The premier held face-to-face meetings with a succession of party leaders at his official residence, Maximos Mansion, all day on Saturday.
However, despite a relaxed-looking Tsipras greeting each leader in turn, there was little consensus to be found over Athens’ approach to the FYROM issue.
Greece’s government will now proceed with scant unity among its parties, or even its ruling coalition.
Opposition parties were angry by what they viewed as an unacceptable delay in being briefed by the country’s leader amid international and UN-brokered talks on the Macedonia name controversy.
First up was New Democracy leader Kyriakos Mitsotakis who initially left Maximos Mansion after a 45-minute meeting without comment. Mitsotakis later said he had only gone to meet Tsipras because of his “institutional role” as opposition leader.
He accused Tsipras of “dividing” Greeks, saying: “[Tsipras] never informed either the parliament or the Greek people.
“He came to negotiations without having even secured the support of his government partner.
“Worse, however, he divided the Greeks. He has defiantly defied our fellow citizens who legitimately express their patriotic concern.”
He also accused Tsipras of choosing “to walk this way alone”.
PASOK leader Fofi Gennimatas told Tsipras that divisions between his SYRIZA party and its Independent Greeks coalition partner had made talks with Skopje and the UN difficult.
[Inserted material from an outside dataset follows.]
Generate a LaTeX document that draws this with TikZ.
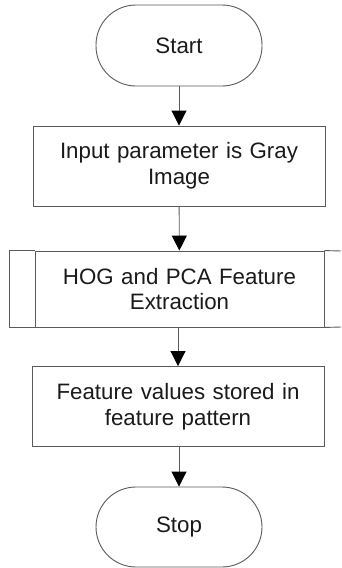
\documentclass[tikz,border=0pt]{standalone}
\usepackage{fontspec}
\setmainfont{Liberation Sans}
\usetikzlibrary{arrows.meta}
\definecolor{ln}{HTML}{5A5A5A}
\definecolor{tx}{HTML}{1A1A1A}
\tikzset{
  x=1pt,y=1pt,
  term/.style={draw=ln,line width=0.9pt,rounded corners=40pt,minimum width=166pt,minimum height=81pt,inner sep=0pt,font=\fontsize{22.3}{25.7}\selectfont,text=tx,align=center},
  proc/.style={draw=ln,line width=0.9pt,minimum width=292pt,minimum height=80pt,inner sep=0pt,font=\fontsize{22.3}{25.7}\selectfont,text=tx,align=center,text width=285pt},
  arr/.style={draw=ln,line width=0.9pt,-{Triangle[length=15pt,width=15pt,fill=black,color=black]}}
}
\begin{document}
\begin{tikzpicture}
\useasboundingbox (0,0) rectangle (341,-568);
\node[term] (start) at (179,-45.5) {Start};
\node[proc] (inp) at (179,-166) {Input parameter is Gray\\Image};
\node[proc,minimum width=289pt,minimum height=76pt] (hog) at (179.5,-289) {HOG and PCA Feature\\Extraction};
\draw[draw=ln,line width=0.9pt] (hog.north west) -- ++(-25,0) |- (hog.south west);
\draw[draw=ln,line width=0.9pt] (hog.north east) -- (341,-251) (hog.south east) -- (341,-327);
\node[proc] (feat) at (178,-406.5) {Feature values stored in\\feature pattern};
\node[term,minimum height=80pt] (stop) at (179,-527) {Stop};
\draw[arr] (start) -- (inp);
\draw[arr] (inp) -- (hog);
\draw[arr] (hog.south -| feat) -- (feat);
\draw[arr] (feat.south -| stop) -- (stop);
\end{tikzpicture}
\end{document}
The junior party in Greece’s governing coalition opposes any use of the term ‘Macedonia’ by the government in Skopje.
She also said any final deal should tackle not only the name of the Balkan country itself but also stymie any potential irredentism against Greek territory.
Communist leader Dimitris Koutsoumbas said there was still concern about EU and NATO policies in the region and remained pessimistic about a resolution. Skopje has been blocked from membership of both bodies by Greece over its use of the ‘Macedonia’ name.
Leader of The River party, Stavros Theodorakis, said the main issue remained controversial clauses in FYROM’s constitution and proposed a name for the country in Slavic which would be untranslatable. Suggestions from the UN of alternative names for FYROM have so far all included the word ‘Macedonia’ — a red line for many Greek parties and voters.
He also hit out at cabinet divisions over the naming issues, saying it was “ridiculous” that Defense Minister Panos Kammenos had a different position to the prime minister.
Vasilis Leventis, head of the Centrists’ Union, told Tsipras at the beginning of their meeting that his party remained opposed to any use of ‘Macedonia’ by FYROM.
He also issued a warning for the SYRIZA leader after the meeting: “Anyone who betrays the people’s mandate will cry on election night.”
“I had asked for consensus and a broad government because we would need it. I told him that instead of starting the negotiations offering compound name we should have asked for exchanges from the start and the other side to have its accession to NATO and EU” said Leventis.
My opinion is THAT the negotiation to start from zero and if this happens, I told the prime minister that the people, with me first, will be on his side, added Leventis.
He clarified that he is against the name Nova Makedonija because Macedonia is Greek and there is no room for deductions on this. “I told Tsipras not to bear this stigma”.
This week will see UN envoy Nimetz visit both Athens and Skopje for meetings at foreign-ministerial level in an attempt to push forwards talks held in New York and recent bilateral meetings between Tsipras and his FYROM counterpart, Zoran Zaev.